◆ **EXERCISE DIRECTIONS**: Search the records for the word "this" and pick out every line that has it.

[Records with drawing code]
:::

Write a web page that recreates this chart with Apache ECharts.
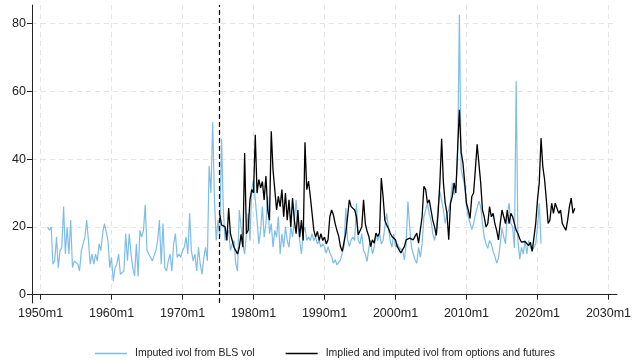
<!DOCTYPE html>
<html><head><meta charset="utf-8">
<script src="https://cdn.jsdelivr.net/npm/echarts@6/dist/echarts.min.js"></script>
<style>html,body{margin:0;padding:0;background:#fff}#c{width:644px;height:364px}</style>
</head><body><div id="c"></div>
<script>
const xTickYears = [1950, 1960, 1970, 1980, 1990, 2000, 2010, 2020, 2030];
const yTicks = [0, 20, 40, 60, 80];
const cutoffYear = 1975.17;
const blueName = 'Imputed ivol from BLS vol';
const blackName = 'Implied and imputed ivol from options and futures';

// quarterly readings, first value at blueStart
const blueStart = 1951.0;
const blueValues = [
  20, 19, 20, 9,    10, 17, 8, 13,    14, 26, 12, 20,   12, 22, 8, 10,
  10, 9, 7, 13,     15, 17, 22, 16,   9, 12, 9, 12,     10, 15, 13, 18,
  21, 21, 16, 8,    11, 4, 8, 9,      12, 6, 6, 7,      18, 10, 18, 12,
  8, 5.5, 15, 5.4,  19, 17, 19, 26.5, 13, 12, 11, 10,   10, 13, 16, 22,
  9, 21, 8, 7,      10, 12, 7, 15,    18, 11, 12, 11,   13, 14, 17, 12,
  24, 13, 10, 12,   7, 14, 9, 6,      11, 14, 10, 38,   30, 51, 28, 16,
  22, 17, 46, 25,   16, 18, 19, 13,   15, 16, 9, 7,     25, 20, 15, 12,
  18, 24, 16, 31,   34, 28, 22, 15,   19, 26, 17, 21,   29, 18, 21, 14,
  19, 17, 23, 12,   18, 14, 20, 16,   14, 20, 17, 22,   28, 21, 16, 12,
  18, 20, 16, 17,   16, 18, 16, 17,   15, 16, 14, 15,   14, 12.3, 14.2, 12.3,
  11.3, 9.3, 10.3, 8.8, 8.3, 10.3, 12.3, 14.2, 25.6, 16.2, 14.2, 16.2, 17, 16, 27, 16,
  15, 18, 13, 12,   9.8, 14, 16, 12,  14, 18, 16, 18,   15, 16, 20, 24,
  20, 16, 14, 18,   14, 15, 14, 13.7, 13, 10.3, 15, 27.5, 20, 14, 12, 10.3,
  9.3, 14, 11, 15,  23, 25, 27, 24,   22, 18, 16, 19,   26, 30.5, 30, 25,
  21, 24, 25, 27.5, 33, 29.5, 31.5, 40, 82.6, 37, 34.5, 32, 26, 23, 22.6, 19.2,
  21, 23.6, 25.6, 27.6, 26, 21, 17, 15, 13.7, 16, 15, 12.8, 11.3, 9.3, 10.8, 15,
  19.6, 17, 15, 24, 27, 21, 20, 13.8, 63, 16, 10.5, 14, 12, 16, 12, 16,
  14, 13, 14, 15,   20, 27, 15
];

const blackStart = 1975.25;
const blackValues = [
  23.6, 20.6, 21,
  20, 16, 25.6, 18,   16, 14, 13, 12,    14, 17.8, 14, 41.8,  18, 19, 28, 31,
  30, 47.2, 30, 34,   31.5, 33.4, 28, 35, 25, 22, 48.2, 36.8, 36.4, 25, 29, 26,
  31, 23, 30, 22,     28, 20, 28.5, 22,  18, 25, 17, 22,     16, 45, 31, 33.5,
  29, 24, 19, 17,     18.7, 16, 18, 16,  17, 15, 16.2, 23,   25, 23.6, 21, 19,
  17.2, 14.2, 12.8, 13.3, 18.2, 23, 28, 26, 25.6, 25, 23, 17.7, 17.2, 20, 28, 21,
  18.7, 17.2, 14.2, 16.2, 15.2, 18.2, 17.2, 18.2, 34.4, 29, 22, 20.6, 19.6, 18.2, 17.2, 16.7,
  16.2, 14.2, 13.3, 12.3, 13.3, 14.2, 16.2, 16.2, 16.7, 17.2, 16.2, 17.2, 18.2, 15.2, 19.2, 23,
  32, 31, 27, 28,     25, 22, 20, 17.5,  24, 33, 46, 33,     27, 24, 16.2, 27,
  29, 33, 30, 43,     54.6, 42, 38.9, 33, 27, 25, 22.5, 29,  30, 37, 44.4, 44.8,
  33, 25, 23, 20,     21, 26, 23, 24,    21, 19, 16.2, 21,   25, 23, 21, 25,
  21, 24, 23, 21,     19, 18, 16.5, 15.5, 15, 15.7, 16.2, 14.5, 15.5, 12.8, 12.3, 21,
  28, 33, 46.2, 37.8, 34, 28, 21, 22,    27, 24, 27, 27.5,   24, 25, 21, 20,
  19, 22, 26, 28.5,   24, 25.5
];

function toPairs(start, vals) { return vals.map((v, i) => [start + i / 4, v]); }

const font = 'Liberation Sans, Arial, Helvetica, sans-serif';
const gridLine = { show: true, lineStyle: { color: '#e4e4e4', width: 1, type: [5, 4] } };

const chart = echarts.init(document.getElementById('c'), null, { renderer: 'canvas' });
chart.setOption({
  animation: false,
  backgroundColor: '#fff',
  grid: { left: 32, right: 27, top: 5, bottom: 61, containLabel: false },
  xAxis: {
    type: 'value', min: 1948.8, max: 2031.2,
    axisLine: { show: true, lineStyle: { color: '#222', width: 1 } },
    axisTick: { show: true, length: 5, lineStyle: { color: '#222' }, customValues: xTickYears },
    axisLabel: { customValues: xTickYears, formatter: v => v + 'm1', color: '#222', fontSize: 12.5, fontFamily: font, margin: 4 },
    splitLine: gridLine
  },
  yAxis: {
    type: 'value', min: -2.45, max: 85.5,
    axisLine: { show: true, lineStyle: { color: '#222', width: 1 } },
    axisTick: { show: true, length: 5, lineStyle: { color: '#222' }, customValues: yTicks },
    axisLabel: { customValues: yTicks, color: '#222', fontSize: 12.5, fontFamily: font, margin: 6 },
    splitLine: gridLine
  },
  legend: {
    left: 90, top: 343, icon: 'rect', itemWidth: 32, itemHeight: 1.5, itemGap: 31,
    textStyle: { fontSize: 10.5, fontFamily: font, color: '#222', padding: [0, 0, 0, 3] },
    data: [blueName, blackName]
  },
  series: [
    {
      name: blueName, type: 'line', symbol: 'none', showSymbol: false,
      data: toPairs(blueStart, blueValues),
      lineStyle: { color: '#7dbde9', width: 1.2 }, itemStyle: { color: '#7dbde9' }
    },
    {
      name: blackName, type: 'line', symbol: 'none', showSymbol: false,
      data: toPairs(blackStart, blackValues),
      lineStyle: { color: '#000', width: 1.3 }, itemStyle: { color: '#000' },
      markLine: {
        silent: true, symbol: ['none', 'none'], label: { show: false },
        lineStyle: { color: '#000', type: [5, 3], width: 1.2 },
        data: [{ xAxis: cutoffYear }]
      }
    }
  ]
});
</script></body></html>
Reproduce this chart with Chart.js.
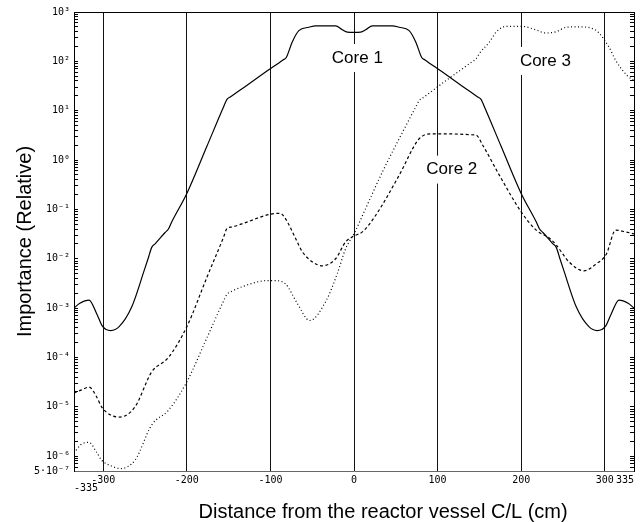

:::

◆ **CORRECT RESPONSE**:
Write a web page that recreates this chart with Apache ECharts.
Reproduce this chart with Chart.js.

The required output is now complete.